When I ask Mom, she answers faster than anyone --
"Did it" -- and smiles confidently. A good wife and mother.
I glance over at the other table, and notice they're
demonstrating to each other their signatures on their grocery bag
placemats. Rita comments that Wayne's signature looks a lot like
hers at the bank... and she looks away casually (Wayne agrees and
comments that in some states, that's against the law).

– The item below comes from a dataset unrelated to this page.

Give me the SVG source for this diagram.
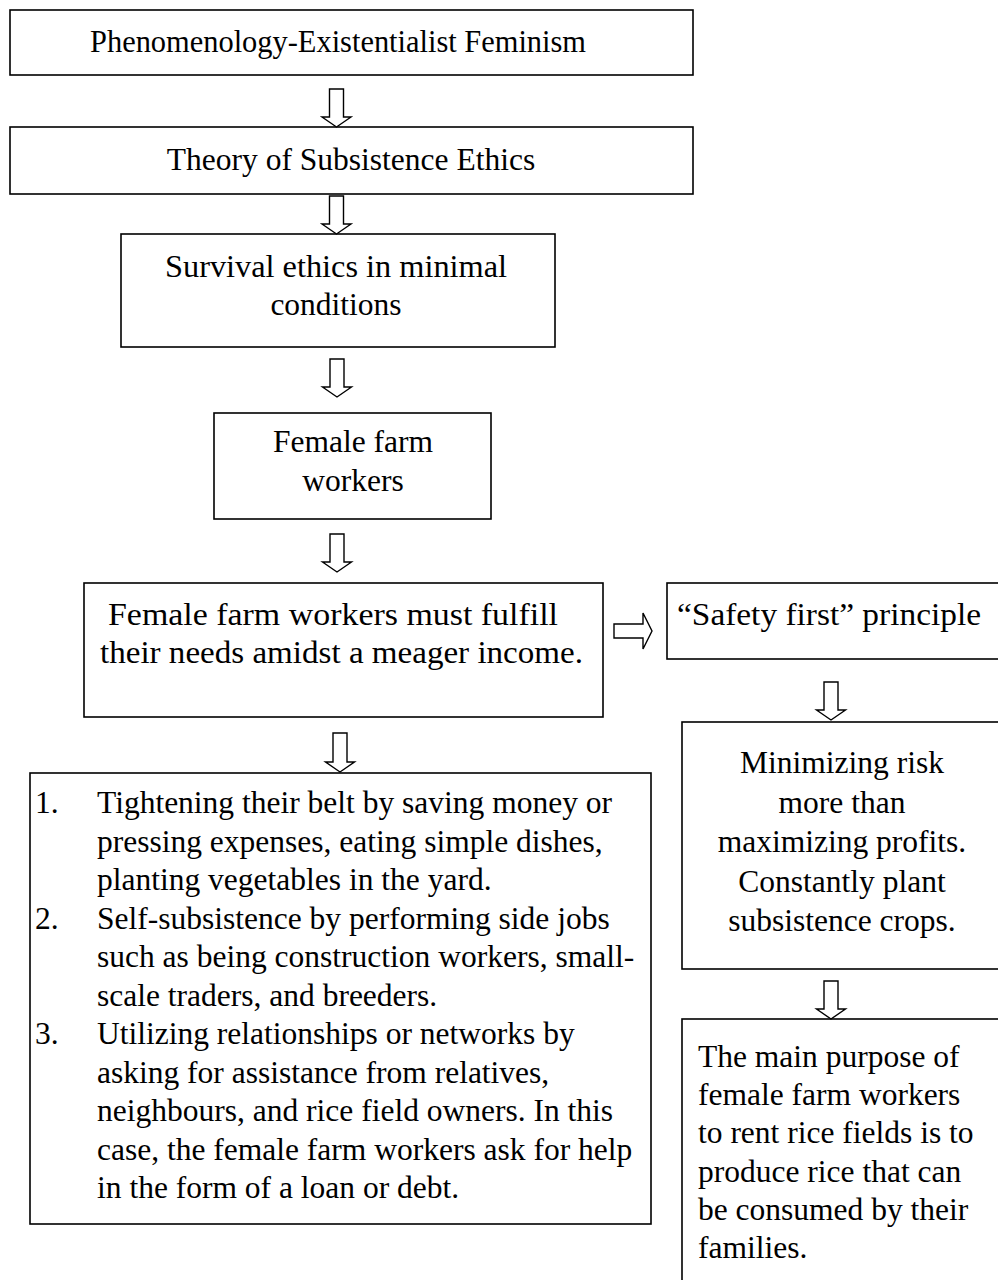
<svg xmlns="http://www.w3.org/2000/svg" width="998" height="1280" viewBox="0 0 998 1280">
<style>
.box{fill:#fff;stroke:#000;stroke-width:1.6}
.arr{fill:#fff;stroke:#000;stroke-width:1.4;stroke-linejoin:miter}
text{font-family:"Liberation Serif","Times New Roman",serif;font-size:31.5px;fill:#000}
.c{text-anchor:middle}
</style>
<rect x="0" y="0" width="998" height="1280" fill="#fff"/>
<g id="n1"><rect class="box" x="10" y="10" width="683" height="65"/><text class="c" x="338" y="52" textLength="496" lengthAdjust="spacingAndGlyphs">Phenomenology-Existentialist Feminism</text></g>
<g id="n2"><rect class="box" x="10" y="127" width="683" height="67"/><text class="c" x="351" y="170">Theory of Subsistence Ethics</text></g>
<g id="n3"><rect class="box" x="121" y="234" width="434" height="113"/><text class="c" x="336" y="277" textLength="342" lengthAdjust="spacingAndGlyphs">Survival ethics in minimal</text><text class="c" x="336" y="315">conditions</text></g>
<g id="n4"><rect class="box" x="214" y="413" width="277" height="106"/><text class="c" x="353" y="452">Female farm</text><text class="c" x="353" y="491">workers</text></g>
<g id="n5"><rect class="box" x="84" y="583" width="519" height="134"/><text class="c" x="333" y="625" textLength="450" lengthAdjust="spacingAndGlyphs">Female farm workers must fulfill</text><text class="c" x="341.5" y="663" textLength="483" lengthAdjust="spacingAndGlyphs">their needs amidst a meager income.</text></g>
<g id="n6"><rect class="box" x="667" y="583" width="345" height="76"/><text class="c" x="829" y="625" textLength="304" lengthAdjust="spacingAndGlyphs">“Safety first” principle</text></g>
<g id="n7"><rect class="box" x="682" y="722" width="330" height="247"/>
<text class="c" x="842" y="773">Minimizing risk</text>
<text class="c" x="842" y="812.5">more than</text>
<text class="c" x="842" y="852">maximizing profits.</text>
<text class="c" x="842" y="891.5">Constantly plant</text>
<text class="c" x="842" y="931">subsistence crops.</text></g>
<g id="n8"><rect class="box" x="30" y="773" width="621" height="451"/>
<text x="35" y="813">1.</text><text x="97" y="813">Tightening their belt by saving money or</text>
<text x="97" y="851.5">pressing expenses, eating simple dishes,</text>
<text x="97" y="890">planting vegetables in the yard.</text>
<text x="35" y="928.5">2.</text><text x="97" y="928.5">Self-subsistence by performing side jobs</text>
<text x="97" y="967">such as being construction workers, small-</text>
<text x="97" y="1005.5">scale traders, and breeders.</text>
<text x="35" y="1044">3.</text><text x="97" y="1044">Utilizing relationships or networks by</text>
<text x="97" y="1082.5">asking for assistance from relatives,</text>
<text x="97" y="1121">neighbours, and rice field owners. In this</text>
<text x="97" y="1159.5">case, the female farm workers ask for help</text>
<text x="97" y="1198">in the form of a loan or debt.</text></g>
<g id="n9"><rect class="box" x="682" y="1019" width="330" height="300"/>
<text x="698" y="1067">The main purpose of</text>
<text x="698" y="1105">female farm workers</text>
<text x="698" y="1143">to rent rice fields is to</text>
<text x="698" y="1182">produce rice that can</text>
<text x="698" y="1220">be consumed by their</text>
<text x="698" y="1258">families.</text></g>
<g id="connectors">
<path class="arr" d="M329.5,89 H343.5 V117 H351 L336.5,127 L322,117 H329.5 Z"/>
<path class="arr" d="M329.5,196 H343.5 V224 H351 L336.5,234 L322,224 H329.5 Z"/>
<path class="arr" d="M330,359 H344 V387 H351.5 L337,397 L322.5,387 H330 Z"/>
<path class="arr" d="M330,534 H344 V562 H351.5 L337,572 L322.5,562 H330 Z"/>
<path class="arr" d="M333,733 H347 V762 H354.5 L340,772 L325.5,762 H333 Z"/>
<path class="arr" d="M824,682 H838 V710 H845.5 L831,720 L816.5,710 H824 Z"/>
<path class="arr" d="M824,981 H838 V1009 H845.5 L831,1019 L816.5,1009 H824 Z"/>
<path class="arr" d="M614,624 H643 V613 L652,631 L643,649 V638 H614 Z"/>
</g>
</svg>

Back to the parking lot, where we squint in the
bright sun (despite that dark cloud that keeps hovering just to the
side and threatens a rainshower) and decide our next move -- shopping
in town? Steven remarks that this is the kind of lunch where you
go back to your hotel room afterward, and we drop him, Mom and Dad (who
both want some rest time -- Dad spends the time sitting on the porch
and looking at the trees, and Mom, who later said that wasn't doing it
for her, takes a nap) off at the lodge on the way back into town.
We decide to meet back at the van and car at 3:30, which should give us
time to get ready for the big family photo, and we go off in different
directions.
I check out the Christmas Tree shop for the perfect
ornament to commemorate the trip, and consider a small carved black
bear standing on top of a painted pine cone (it reminds me of the decor
of our room -- very Twin Peaksy, light wood panelling and rustic "tree"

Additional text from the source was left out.